For history see p. [292].
The earliest date of an incumbent is 1355.
The patronage of the church has always been in the hands of the Crown; it was constituted a rectory with a rector and three chaplains by Edward III., February 10, 1353-54.
The chapel consists of a nave and chancel and an aisle on the north side, separated from the nave by columns of the Decorated period of architecture. It is 66 feet in length, 54 feet in width, and 25 feet in height.
In this church are buried: Anne Boleyn; Katherine Howard; Sir Thomas More; Cromwell, Earl of Essex; Lady Shrewsbury; Admiral Lord Seymour; the Protector Somerset; John Dudley, Earl of Northumberland; Lady Jane Grey; Lord Guilford Dudley; Sir Thomas Overbury; Sir John Elcot; Okey the Regicide; the Duke of Monmouth; Lords Lovat, Kilmarnock, and Balmerino, and others of lesser note.
The Minories lies within Portsoken Ward. Stow says:
“This Portsoken which roundeth as much as the Franchise at the gate, was sometime a guilde and had this beginning as I have reade. In the dayes of King Edgar more than 600 yeres since, there were thirteen knights wellbeloved to the king and realme (for service by them done) which requested to name a certain portion of land on the east part of the Citte, left desolate and forsaken by the inhabitants by reason of too much servitude. They besought the king to have this land, with the Libertie of a guilde for ever; the king granted to their request with conditions following that is that each of them should victoriously accomplish three combates, one above the ground, one under ground, and the thirde in the water, and after this at a certaine day in East Smithfield they should run with speares against all commers, all which was gloriously performed.”

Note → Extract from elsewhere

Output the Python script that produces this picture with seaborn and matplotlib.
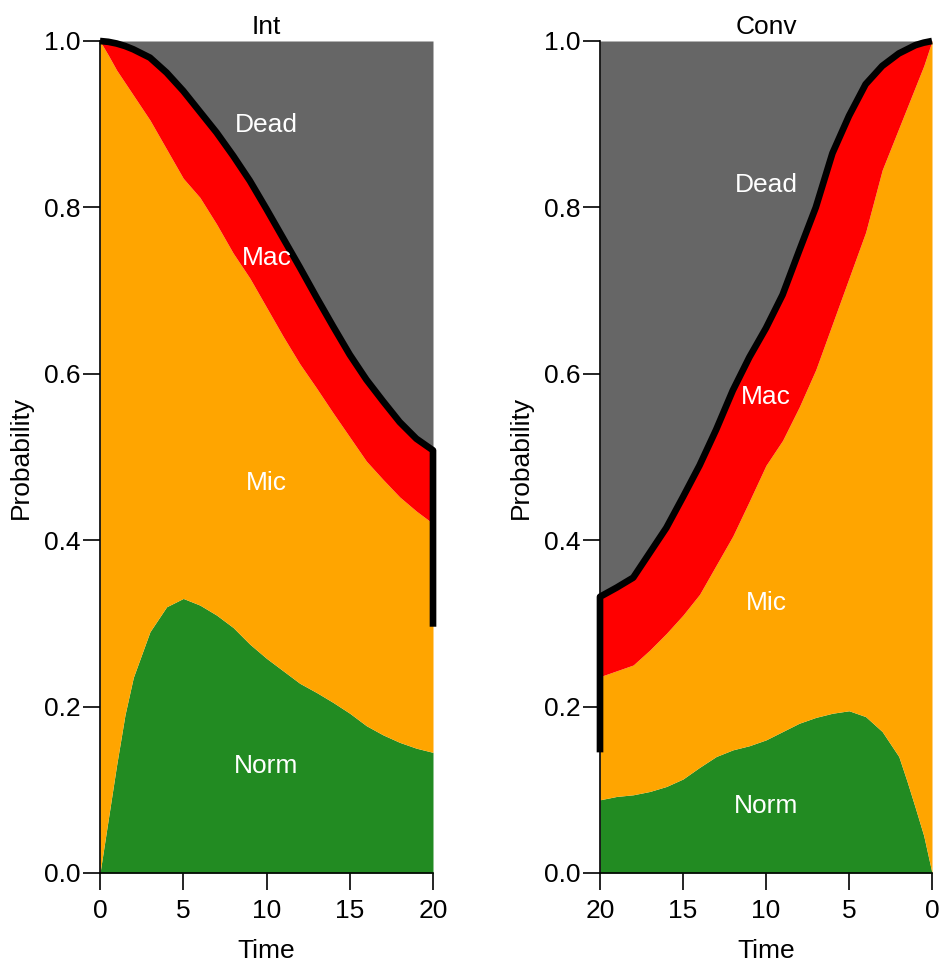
import numpy as np
import pandas as pd
import matplotlib
matplotlib.use("Agg")
import matplotlib.pyplot as plt
import seaborn as sns

# ---- data ----
time = [0, 0.5, 1, 1.5, 2, 3, 4, 5, 6, 7, 8, 9, 10, 11, 12, 13, 14, 15, 16, 17, 18, 19, 20]

# Int panel: cumulative upper edges of the stacked states
int_norm = [0.0, 0.065, 0.13, 0.19, 0.235, 0.29, 0.32, 0.33, 0.322, 0.31, 0.295, 0.275,
            0.258, 0.243, 0.228, 0.217, 0.205, 0.192, 0.177, 0.166, 0.157, 0.15, 0.145]
int_mic_top = [1.0, 0.983, 0.965, 0.95, 0.935, 0.905, 0.87, 0.835, 0.812, 0.78, 0.745, 0.715,
               0.68, 0.645, 0.612, 0.583, 0.553, 0.524, 0.495, 0.473, 0.452, 0.435, 0.42]
int_mac_top = [1.0, 0.999, 0.997, 0.994, 0.99, 0.98, 0.962, 0.94, 0.915, 0.89, 0.862, 0.832,
               0.798, 0.763, 0.728, 0.692, 0.657, 0.623, 0.593, 0.567, 0.542, 0.522, 0.508]
int_line_end = 0.296

# Conv panel
conv_norm = [0.0, 0.045, 0.078, 0.11, 0.14, 0.17, 0.188, 0.195, 0.192, 0.187, 0.18, 0.17,
             0.16, 0.153, 0.148, 0.14, 0.127, 0.113, 0.104, 0.098, 0.094, 0.092, 0.088]
conv_mic_top = [1.0, 0.97, 0.945, 0.92, 0.895, 0.845, 0.77, 0.715, 0.66, 0.605, 0.56, 0.52,
                0.49, 0.447, 0.405, 0.37, 0.335, 0.31, 0.288, 0.268, 0.25, 0.243, 0.236]
conv_mac_top = [1.0, 0.998, 0.995, 0.99, 0.985, 0.97, 0.948, 0.91, 0.865, 0.80, 0.748, 0.695,
                0.655, 0.62, 0.58, 0.533, 0.49, 0.452, 0.415, 0.385, 0.355, 0.343, 0.332]
conv_line_start = 0.145

states = ["Norm", "Mic", "Mac", "Dead"]
state_colors = ["#228B22", "#FFA500", "#FF0000", "#666666"]
yticks = [0.0, 0.2, 0.4, 0.6, 0.8, 1.0]
xticks = [0, 5, 10, 15, 20]
label_time = 10

# ---- style ----
sns.set_theme(style="ticks")
plt.rcParams["font.family"] = ["Liberation Sans", "DejaVu Sans"]
for k in ["text.color", "axes.labelcolor", "xtick.color", "ytick.color", "axes.edgecolor"]:
    plt.rcParams[k] = "black"
FS = 19

fig = plt.figure(figsize=(9.43, 9.65), dpi=100)
ax1 = fig.add_axes([100 / 943, 92 / 965, 333 / 943, 832 / 965])
ax2 = fig.add_axes([600 / 943, 92 / 965, 332 / 943, 832 / 965])


def panel(ax, title, norm, mic_top, mac_top, line_t, line_p, reverse):
    t = np.array(time)
    lower = [np.zeros_like(t), np.array(norm), np.array(mic_top), np.array(mac_top)]
    upper = [np.array(norm), np.array(mic_top), np.array(mac_top), np.ones_like(t)]
    for lo, hi, c in zip(lower, upper, state_colors):
        ax.fill_between(t, lo, hi, color=c, linewidth=0)
    df = pd.DataFrame({"t": line_t, "p": line_p})
    sns.lineplot(data=df, x="t", y="p", ax=ax, color="black", linewidth=4.8,
                 sort=False, estimator=None, solid_capstyle="butt", clip_on=False)
    i = time.index(label_time)
    for lo, hi, name in zip(lower, upper, states):
        ax.text(label_time, (lo[i] + hi[i]) / 2, name, color="white", fontsize=FS,
                ha="center", va="center")
    ax.set_ylim(0, 1)
    if reverse:
        ax.set_xlim(20, 0)
    else:
        ax.set_xlim(0, 20)
    ax.set_xticks(xticks)
    ax.set_xticklabels([str(x) for x in xticks])
    ax.set_yticks(yticks)
    ax.set_yticklabels([f"{y:.1f}" for y in yticks])
    ax.set_xlabel("Time", fontsize=FS, labelpad=11)
    ax.set_ylabel("Probability", fontsize=FS, labelpad=8)
    ax.set_title(title, fontsize=FS, pad=5)
    for s in ["top", "right"]:
        ax.spines[s].set_visible(False)
    for s in ["left", "bottom"]:
        ax.spines[s].set_linewidth(1.2)
        ax.spines[s].set_color("black")
    ax.tick_params(axis="both", direction="out", length=12, width=1.2, colors="black",
                   labelsize=FS)
    ax.tick_params(axis="x", pad=7)
    ax.tick_params(axis="y", pad=2)


panel(ax1, "Int", int_norm, int_mic_top, int_mac_top,
      time + [20], int_mac_top + [int_line_end], reverse=False)
panel(ax2, "Conv", conv_norm, conv_mic_top, conv_mac_top,
      [20] + time[::-1], [conv_line_start] + conv_mac_top[::-1], reverse=True)

fig.savefig("out.png", dpi=100)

Of the Minories, Stow says:
“From the west part of this Tower Hill towards Ealdegate being a long continual street amongst other smaller buildings in that row there was sometimes an abbey of Nunnes of the order of St. Clare called the Minories.”
This abbey was founded in 1293 by Edmund, Earl of Lancaster, King Edward I.’s brother, and was suppressed in 1539. For account see Mediæval London, vol. ii. p. 329.